Life was the bars and parties, and booze was the center of nearly everything, especially of getting laid as often as possible. Considering how much of this I did in my seamy past, it's amazing I haven't (a) died of a burst liver from all that liquor, (b) been fired from my job a dozen times for being late and/or hungover or just plain absent, (c) contracted any of a dozen sexually-transmitted diseases, (d) been murdered by someone's jealous boyfriend or girlfriend, or (e) suffered some combination of these.
Needless to say, this was long before the appearance of HIV in our midst. It was serious enough business that one might get gonorrhea, syphillis, hepatitis or other unpleasantness.

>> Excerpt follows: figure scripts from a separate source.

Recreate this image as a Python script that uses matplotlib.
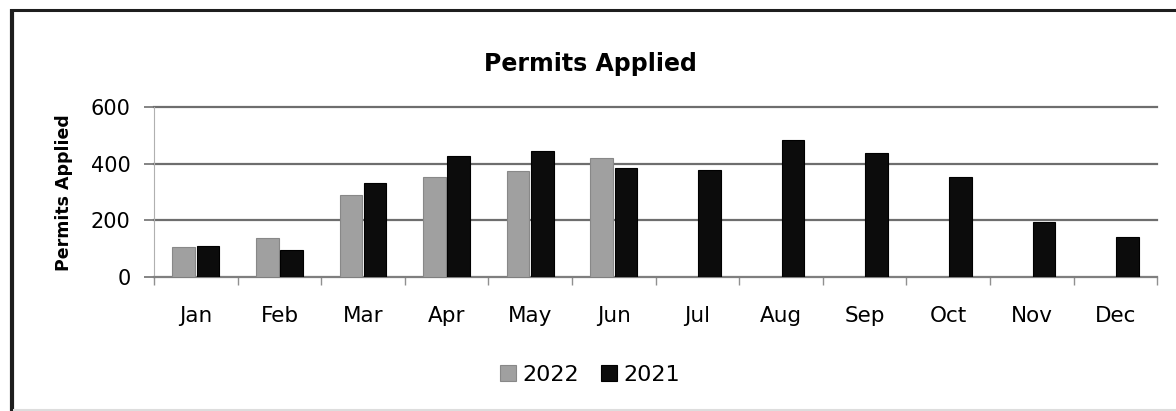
import numpy as np
import matplotlib.pyplot as plt
from matplotlib.lines import Line2D

plt.rcParams["font.family"] = ["DejaVu Sans"]

months = ["Jan", "Feb", "Mar", "Apr", "May", "Jun",
          "Jul", "Aug", "Sep", "Oct", "Nov", "Dec"]
permits_2022 = [106, 138, 291, 352, 375, 422]
permits_2021 = [108, 97, 332, 429, 446, 385, 377, 485, 440, 355, 196, 140]
yticks = [0, 200, 400, 600]

W, H = 1176, 411
fig = plt.figure(figsize=(W / 100, H / 100), dpi=100)
ax = fig.add_axes([0.131, 0.326, 0.853, 0.413])

x = np.arange(len(months))
w = 0.27
ax.bar(x[:len(permits_2022)] - 0.145, permits_2022, width=w,
       color="#a0a0a0", edgecolor="#888888", linewidth=0.8, label="2022", zorder=3)
ax.bar(x + 0.145, permits_2021, width=w,
       color="#0c0c0c", edgecolor="#000000", linewidth=0.8, label="2021", zorder=3)

ax.set_xlim(-0.5, len(months) - 0.5)
ax.set_ylim(0, 600)
ax.set_yticks(yticks)
ax.yaxis.grid(True, color="#6e6e6e", linewidth=1.6, zorder=0)
for gl in ax.get_ygridlines():
    gl.set_clip_on(False)
ax.tick_params(axis="y", labelsize=15, length=7, color="#707070", width=1.2, pad=10)

# month labels centred, tick marks on category boundaries
ax.set_xticks(x)
ax.set_xticklabels(months, fontsize=15.5)
ax.tick_params(axis="x", which="major", length=0, pad=21)
ax.set_xticks(np.arange(-0.5, len(months)), minor=True)
ax.tick_params(axis="x", which="minor", length=6, color="#909090", width=1)

for side in ["top", "right"]:
    ax.spines[side].set_visible(False)
ax.spines["left"].set_color("#b0b0b0")
ax.spines["bottom"].set_color("#808080")
ax.spines["bottom"].set_linewidth(1.4)

ax.set_ylabel("Permits Applied", fontsize=12.5, fontweight="bold", labelpad=13)
fig.text(0.502, 0.845, "Permits Applied", ha="center", va="center",
         fontsize=17, fontweight="bold")

fig.legend(loc="center", bbox_to_anchor=(0.502, 0.088), ncol=2, frameon=False,
           fontsize=16, handlelength=0.7, handleheight=0.7, handletextpad=0.3,
           columnspacing=1.0)

# outer chart frame: heavy top and left edges, faint bottom edge
frame = dict(transform=fig.transFigure, solid_capstyle="butt")
fig.lines.append(Line2D([11.5 / W, 11.5 / W], [0, 1 - 8.8 / H],
                        color="#1e1e1e", linewidth=3.0, **frame))
fig.lines.append(Line2D([10 / W, 1], [1 - 10 / H, 1 - 10 / H],
                        color="#1e1e1e", linewidth=2.2, **frame))
fig.lines.append(Line2D([13 / W, 1], [1.5 / H, 1.5 / H],
                        color="#dddddd", linewidth=1.5, **frame))

fig.savefig("out.png", dpi=100)
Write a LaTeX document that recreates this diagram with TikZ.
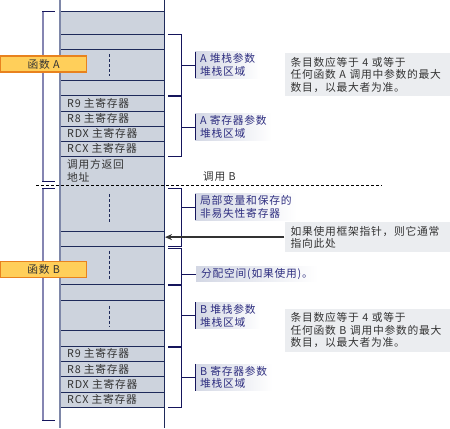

Somehow my path through life managed to thread its course through the thicket of perils with only the most minor of occasional snags, usually in the form of something with six legs (lice) or eight legs (scabies) -- the latter are by far the more vexing critters, trust me on that.
But it was the standard modus vivendi, you see, to get completely blotto, to lower one's resistance to presumed proprieties, that is, to transgressions of same, then to transgress the whole night through.
This was usually followed the next morning by extensive telephoning, gathering the pulse of sexual social semaphores, rounding up reports of who had done what with whom and who had to lie low for a while lest the jealous lover seek revenge. In retrospect, it was probably all a bit too afternoon television, as a way of living.
I admit to being a little scandalized by my own history now, but at the time, nothing could have deterred one from that stuff -- until the one thing that actually did serve as a deterrent: the prospect of dying for real, the advent of HIV.